I'm sure those with large infrastructures will appreciate this idea and I'm hoping people will contribute more to it. It is something I think could potentially bring even more value to solarwinds.

This is a tool and or function already offered in some competitor software. I think it would put solarwinds ahead of them having such a tool in place.

  • This feature would be a vast improvement, it's got my upvote. I posted a similar and in many ways duplicate of this feature request here:

    Going to link to this feature request from mine as well, the more visibility the better.

  • So I've learned that balancing can also be done by a distributed environment instead of centralized (Which we have). What sucks is that discovery still defaults to one server. And conveying this message to user is difficult because they don't know what poller to pick when adding devices. And unfortunately not everyone sends me their requests to add devices, or this could of been avoided.

    When moving devices from poller to poller, this is the easy part of load balancing. Now when you have to consider IPAM, SAM templates, etc. That's when load balancing can be quite a challenge. For example you'll have your node count balance but overbudget on the component count for one poller. Then you move devices and end up with uneven node count across the pollers.

    This is why I opened this idea for discussion. For the past 3 years we've attempted several different solution for better organization but they all failed. either due to lack of native tools. or orions inability to accept certain customization.

  • We have some devices that our network folk say can't point to more than one poller.  There is also one set of devices the owners don't want to open firewalls to more than one poller.  This is the vast minority of our devices though.  This feature should include the ability to lock down some devices to specific pollers or sets of pollers for this reason.

  • Right.
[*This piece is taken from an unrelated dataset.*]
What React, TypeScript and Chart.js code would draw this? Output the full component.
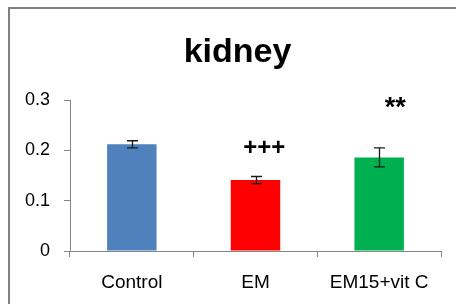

The point is not to just strictly automate the process. But rather offer an alternate option to the current option to allow automation if the environment needs it.

    We have a problem where if we move devices to a different poller they stop polling but come to figure out that this was an internal problem. Network guys took a look and figure it was a route issue. That fixed that.

    But still left us with no way to auto balance but instead having to manual balance close to 100 k elements will take us a long time. node wise we have around 4500 nodes in monitoring and growing almost on a weekly bases.

    With growing pains we are finding the weak area's of the software. What made it tough for us was finding feature request with hundreds of up votes which was started years back and the feature still not implemented. One would thing if a feature request is getting hundreds of up-votes it's a hot item.

    This is more of an enhancement than it is a feature request. One that would make a world of difference to us.

  • I've written scripts to handle balancing via the API but it would definitely be nice to have Orion doing this natively, the tricky part is where people can only reach certain devices from certain pollers but just being able to create poller groups and associate a discovery with the group would get around that easily, and then that builds toward being able to do automatic failover to another APE in the event that a poller stops working as expected.

  • Bump... People aren't seeing how great this feature can be.  But I'm hoping to catch the eye of a product manager or developer. Would be nice to have this implemented.

  • Think about it for a second. You click discover. You have  a list of lets say 300 devices. The discovery starts running. With solarwinds automatically assigning the nodes to the engine with the lowest load levels. There won't ever be a need to worry about load balancing load across servers any more.

    Lets take the idea even further and say that solarwinds daily runs a scan and finds that an engine is getting overloaded and kind of like database maintenance it automatically moves the device over. Now if you have device critical that need to be in a specific poller why not also include an option where you could flag a device and solarwinds will leave it along?

    I've heard of people placing F5 load balancers and other solutions to customize and make this possible. But why not do it at the software level and keep it use for all of us Administrators? SolarWinds is a master at what it does but at the same time I've notice it lacks alot of these simple features you can find with other solutions that does not monitor the device in the same capacity that solarwinds does.

    Features such as these would make the software more valuable than the competition out there and propel it to a higher position in the standings. Not only that it would be one less thing we all need to worry about. I could change my SOP's to not worry about selecting a poller for example.

    It could even include all the other elements into the equation and balance the work load perfectly.

    Any thoughts or opinions? I'm sure that with more contribution this could be an even better feature request.